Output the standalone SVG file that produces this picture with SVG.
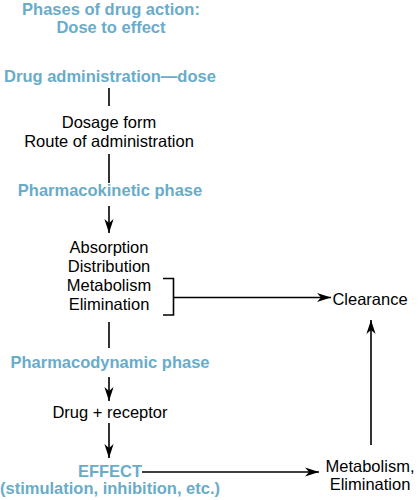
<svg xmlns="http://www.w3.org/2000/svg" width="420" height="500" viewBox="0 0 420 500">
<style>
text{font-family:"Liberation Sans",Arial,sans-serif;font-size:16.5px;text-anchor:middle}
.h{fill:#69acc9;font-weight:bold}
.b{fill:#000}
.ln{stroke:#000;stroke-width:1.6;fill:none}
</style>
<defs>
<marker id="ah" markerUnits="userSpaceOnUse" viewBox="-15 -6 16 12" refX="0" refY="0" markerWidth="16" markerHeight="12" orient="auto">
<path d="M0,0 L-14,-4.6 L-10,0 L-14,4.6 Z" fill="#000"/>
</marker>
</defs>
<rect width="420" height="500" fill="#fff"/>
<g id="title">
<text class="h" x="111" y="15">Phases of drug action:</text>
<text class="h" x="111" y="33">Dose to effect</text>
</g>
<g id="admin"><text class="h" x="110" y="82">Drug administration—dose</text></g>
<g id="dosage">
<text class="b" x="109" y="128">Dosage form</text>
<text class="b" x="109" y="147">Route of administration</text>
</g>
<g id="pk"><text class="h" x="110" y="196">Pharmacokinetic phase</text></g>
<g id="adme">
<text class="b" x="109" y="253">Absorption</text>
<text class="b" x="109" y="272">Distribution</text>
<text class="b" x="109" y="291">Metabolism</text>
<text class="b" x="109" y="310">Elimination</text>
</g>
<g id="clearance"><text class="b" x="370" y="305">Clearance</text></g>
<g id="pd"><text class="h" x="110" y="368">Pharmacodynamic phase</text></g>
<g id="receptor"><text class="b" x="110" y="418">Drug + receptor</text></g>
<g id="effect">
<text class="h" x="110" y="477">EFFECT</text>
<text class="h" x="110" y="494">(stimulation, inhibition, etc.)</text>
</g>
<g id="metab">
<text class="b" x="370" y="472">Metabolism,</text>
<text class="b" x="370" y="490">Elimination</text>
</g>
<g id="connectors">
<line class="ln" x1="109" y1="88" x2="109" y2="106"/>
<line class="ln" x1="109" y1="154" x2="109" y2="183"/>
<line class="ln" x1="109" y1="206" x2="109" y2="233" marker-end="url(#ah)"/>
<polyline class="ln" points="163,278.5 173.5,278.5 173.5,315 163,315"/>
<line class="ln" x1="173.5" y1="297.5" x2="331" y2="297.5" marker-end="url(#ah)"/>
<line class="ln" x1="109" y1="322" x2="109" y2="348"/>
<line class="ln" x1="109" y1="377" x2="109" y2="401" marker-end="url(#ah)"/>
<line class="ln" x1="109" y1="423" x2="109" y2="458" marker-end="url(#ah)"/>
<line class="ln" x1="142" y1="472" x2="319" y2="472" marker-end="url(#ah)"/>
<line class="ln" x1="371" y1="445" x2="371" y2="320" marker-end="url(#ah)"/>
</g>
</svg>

**WRITTEN PROBLEM:**
Output each line exactly; omit every picture.

**THE ANSWER:**
Output the standalone SVG file that produces this picture with SVG.
<svg xmlns="http://www.w3.org/2000/svg" width="420" height="500" viewBox="0 0 420 500">
<style>
text{font-family:"Liberation Sans",Arial,sans-serif;font-size:16.5px;text-anchor:middle}
.h{fill:#69acc9;font-weight:bold}
.b{fill:#000}
.ln{stroke:#000;stroke-width:1.6;fill:none}
</style>
<defs>
<marker id="ah" markerUnits="userSpaceOnUse" viewBox="-15 -6 16 12" refX="0" refY="0" markerWidth="16" markerHeight="12" orient="auto">
<path d="M0,0 L-14,-4.6 L-10,0 L-14,4.6 Z" fill="#000"/>
</marker>
</defs>
<rect width="420" height="500" fill="#fff"/>
<g id="title">
<text class="h" x="111" y="15">Phases of drug action:</text>
<text class="h" x="111" y="33">Dose to effect</text>
</g>
<g id="admin"><text class="h" x="110" y="82">Drug administration—dose</text></g>
<g id="dosage">
<text class="b" x="109" y="128">Dosage form</text>
<text class="b" x="109" y="147">Route of administration</text>
</g>
<g id="pk"><text class="h" x="110" y="196">Pharmacokinetic phase</text></g>
<g id="adme">
<text class="b" x="109" y="253">Absorption</text>
<text class="b" x="109" y="272">Distribution</text>
<text class="b" x="109" y="291">Metabolism</text>
<text class="b" x="109" y="310">Elimination</text>
</g>
<g id="clearance"><text class="b" x="370" y="305">Clearance</text></g>
<g id="pd"><text class="h" x="110" y="368">Pharmacodynamic phase</text></g>
<g id="receptor"><text class="b" x="110" y="418">Drug + receptor</text></g>
<g id="effect">
<text class="h" x="110" y="477">EFFECT</text>
<text class="h" x="110" y="494">(stimulation, inhibition, etc.)</text>
</g>
<g id="metab">
<text class="b" x="370" y="472">Metabolism,</text>
<text class="b" x="370" y="490">Elimination</text>
</g>
<g id="connectors">
<line class="ln" x1="109" y1="88" x2="109" y2="106"/>
<line class="ln" x1="109" y1="154" x2="109" y2="183"/>
<line class="ln" x1="109" y1="206" x2="109" y2="233" marker-end="url(#ah)"/>
<polyline class="ln" points="163,278.5 173.5,278.5 173.5,315 163,315"/>
<line class="ln" x1="173.5" y1="297.5" x2="331" y2="297.5" marker-end="url(#ah)"/>
<line class="ln" x1="109" y1="322" x2="109" y2="348"/>
<line class="ln" x1="109" y1="377" x2="109" y2="401" marker-end="url(#ah)"/>
<line class="ln" x1="109" y1="423" x2="109" y2="458" marker-end="url(#ah)"/>
<line class="ln" x1="142" y1="472" x2="319" y2="472" marker-end="url(#ah)"/>
<line class="ln" x1="371" y1="445" x2="371" y2="320" marker-end="url(#ah)"/>
</g>
</svg>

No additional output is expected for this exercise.